After years of playing with the Toddlers, Gross Ghost, No One Mind, and many other Chapel Hill art-pop groups, Deemer (his given name is Noah Dehmer, but he plays as Noah Deemer) steps into the leader role for the first time here with bedroom psych that is as woozy as it is self-assured.
Take, for instance, the drum-machine waltz of “Underwater Green / Counting Down,” in which three or four different singers/narrators describe some abstract decadence over a sea of Fender Rhodes, saxophone punches, and burbling feedback.

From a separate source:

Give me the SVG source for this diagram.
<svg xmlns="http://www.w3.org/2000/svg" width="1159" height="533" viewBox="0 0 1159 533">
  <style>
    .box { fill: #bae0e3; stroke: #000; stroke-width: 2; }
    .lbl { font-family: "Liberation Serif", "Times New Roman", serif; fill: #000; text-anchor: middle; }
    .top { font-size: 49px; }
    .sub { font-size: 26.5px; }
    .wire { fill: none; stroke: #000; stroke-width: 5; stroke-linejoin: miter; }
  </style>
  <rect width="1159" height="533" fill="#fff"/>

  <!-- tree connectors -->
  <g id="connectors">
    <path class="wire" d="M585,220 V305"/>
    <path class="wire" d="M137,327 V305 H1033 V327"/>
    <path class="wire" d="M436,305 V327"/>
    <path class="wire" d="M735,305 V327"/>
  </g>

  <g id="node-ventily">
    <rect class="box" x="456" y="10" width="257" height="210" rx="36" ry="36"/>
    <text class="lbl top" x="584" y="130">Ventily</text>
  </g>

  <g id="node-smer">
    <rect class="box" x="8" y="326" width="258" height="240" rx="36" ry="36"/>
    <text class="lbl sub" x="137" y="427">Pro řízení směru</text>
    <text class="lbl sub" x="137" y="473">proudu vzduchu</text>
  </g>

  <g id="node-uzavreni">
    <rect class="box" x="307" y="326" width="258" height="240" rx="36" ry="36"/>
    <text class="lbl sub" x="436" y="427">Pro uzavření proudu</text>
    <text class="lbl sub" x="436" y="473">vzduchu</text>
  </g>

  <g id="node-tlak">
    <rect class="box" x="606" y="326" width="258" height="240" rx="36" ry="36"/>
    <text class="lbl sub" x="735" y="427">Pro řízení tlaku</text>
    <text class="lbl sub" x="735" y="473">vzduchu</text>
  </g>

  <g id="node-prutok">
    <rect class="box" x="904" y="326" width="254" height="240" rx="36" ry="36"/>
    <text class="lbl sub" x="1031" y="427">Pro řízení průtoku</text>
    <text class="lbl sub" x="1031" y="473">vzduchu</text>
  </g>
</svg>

The ground seems to dissolve as everything becomes aqueous, but it doesn’t seem to matter. (Is there a more perfect sleepwalking instrument than a drum machine playing a soft, skeletal beat? It just keeps pattering, unaware of anything going on around it. Deemer certainly isn’t the first to take advantage of this particular mood, but he uses it so well.)
And the Ohsees-like heavy psych of “Please Life” feels more like a passing dream than a real disturbance or change in direction—even if I kinda wish Deemer spent more time in this particular somnambulation. More than anything, Deemer seems to be drawing on the many moods of Angelo Badalamenti to color the instrumental components of his dreamworlds.

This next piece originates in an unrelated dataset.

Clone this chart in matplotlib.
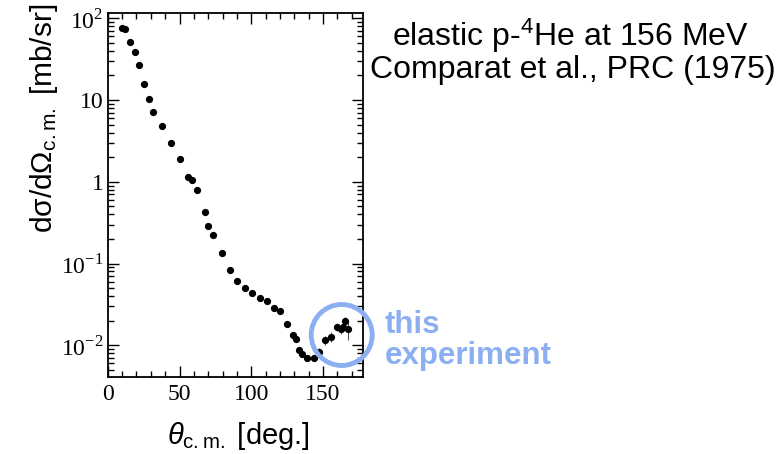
import numpy as np
import matplotlib
matplotlib.use("Agg")
import matplotlib.pyplot as plt
from matplotlib.patches import Ellipse
from matplotlib.ticker import FixedLocator, FixedFormatter, MultipleLocator, LogLocator, NullFormatter

plt.rcParams['font.family'] = ['Liberation Sans', 'DejaVu Sans']
plt.rcParams['mathtext.fontset'] = 'custom'
plt.rcParams['mathtext.rm'] = 'Liberation Serif'
plt.rcParams['mathtext.sf'] = 'Liberation Sans'
plt.rcParams['mathtext.it'] = 'Liberation Sans:italic'

# p-4He elastic, 156 MeV
theta = [10.2, 12.3, 15.6, 18.8, 22.1, 25.3, 28.4, 31.6, 37.9, 44.0, 50.0, 56.0, 58.6, 62.1,
         67.9, 70.2, 73.5, 79.3, 84.9, 90.2, 95.3, 100.7, 105.8, 110.9, 115.6, 120.2,
         124.7, 129.1, 131.4, 133.3, 135.4, 139.1, 143.5, 147.5, 151.6, 155.4, 159.5,
         162.3, 164.0, 165.6, 167.7]
xsec = [75.5, 73.0, 51.8, 38.7, 26.6, 15.9, 10.3, 7.1, 4.85, 2.95, 1.88, 1.16, 1.05, 0.79,
        0.43, 0.287, 0.221, 0.134, 0.0838, 0.061, 0.0504, 0.0434, 0.0377, 0.0346, 0.0287, 0.0261,
        0.018, 0.0132, 0.0118, 0.0087, 0.0079, 0.0070, 0.0070, 0.0084, 0.0115, 0.0126, 0.0168,
        0.0157, 0.0168, 0.0197, 0.0157]
rel_err = [0.03] * 26 + [0.07, 0.07, 0.07, 0.08, 0.08, 0.09, 0.09, 0.10, 0.12, 0.14, 0.12,
                         0.12, 0.12, 0.14, 0.25]

ytick_vals = [1e-2, 1e-1, 1, 10, 100]
ytick_labels = [r'$10^{-2}$', r'$10^{-1}$', '1', '10', r'$10^{2}$']

blue = '#8caff2'

fig = plt.figure(figsize=(7.81, 4.54), dpi=100)
ax = fig.add_axes([0.138, 0.1696, 0.327, 0.8018])

err = np.array(xsec) * np.array(rel_err)
ax.errorbar(theta, xsec, yerr=err, fmt='o', color='black', ms=4.2,
            ecolor='#555555', elinewidth=0.8, capsize=0)

ax.set_yscale('log')
ax.set_xlim(0, 178)
ax.set_ylim(0.0041, 116)

ax.xaxis.set_major_locator(MultipleLocator(50))
ax.xaxis.set_minor_locator(MultipleLocator(10))
ax.yaxis.set_major_locator(FixedLocator(ytick_vals))
ax.yaxis.set_major_formatter(FixedFormatter(ytick_labels))
ax.yaxis.set_minor_locator(LogLocator(base=10, subs=np.arange(2, 10)))
ax.yaxis.set_minor_formatter(NullFormatter())

ax.tick_params(which='both', direction='in', top=True, right=True, width=1)
ax.tick_params(which='major', length=8)
ax.tick_params(which='minor', length=4)
ax.tick_params(axis='y', pad=3)
ax.tick_params(axis='x', pad=5)
for lbl in ax.get_xticklabels() + ax.get_yticklabels():
    lbl.set_fontfamily('Liberation Serif')
    lbl.set_fontsize(17)
for sp in ax.spines.values():
    sp.set_linewidth(1.3)

fig.text(44 / 781, 1 - 118 / 454, r'd$\mathsf{\sigma}$/d$\mathsf{\Omega_{c.m.}}$ [mb/sr]',
         rotation=90, ha='center', va='center', fontsize=21.5)
fig.text(238 / 781, 1 - 436 / 454, r'$\theta_{\mathsf{c.m.}}$ [deg.]',
         ha='center', va='center', fontsize=21)

fig.text(570 / 781, 1 - 46 / 454, r'elastic p-$^{\mathsf{4}}$He at 156 MeV',
         ha='center', va='baseline', fontsize=23)
fig.text(573 / 781, 1 - 78 / 454, 'Comparat et al., PRC (1975)',
         ha='center', va='baseline', fontsize=23)

ring = Ellipse((341.7 / 781, 1 - 335 / 454), 61 / 781, 61 / 454, transform=fig.transFigure,
               fill=False, edgecolor=blue, linewidth=3.5)
fig.patches.append(ring)

fig.text(385 / 781, 1 - 333 / 454, 'this', color=blue, fontsize=22.5, fontweight='bold',
         va='baseline', ha='left')
fig.text(385 / 781, 1 - 364 / 454, 'experiment', color=blue, fontsize=22.5, fontweight='bold',
         va='baseline', ha='left')

fig.savefig('out.png', dpi=100)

The EP’s titular centerpiece seems to channel the theme music from Twin Peaks through a mix of vibraphone, fuzz guitar leads, and synthesizers working through a melody rife with portentous yet strangely unhurried chord progressions. There is a ton of activity on the surface, none of which seems to disturb its overarching stillness.

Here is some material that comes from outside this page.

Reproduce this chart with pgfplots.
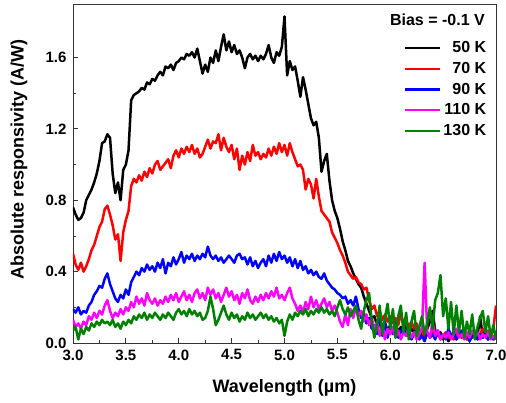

It is nominally wakeful—it’s maybe the only track with live drums—but also fully submerged. And when Deemer starts languidly singing “sleepwalker” over and over in the song’s closing moments, it’s like an incantation, although who is doing the conjuring and what is being conjured remains unclear.
He seems to be reaching for some perfectly Lynchian transcendental space, one which he chooses, wisely, to inhabit just briefly. To dwell there for too long would risk bursting the bubble and waking up disoriented in some unknown and potentially terrifying spot.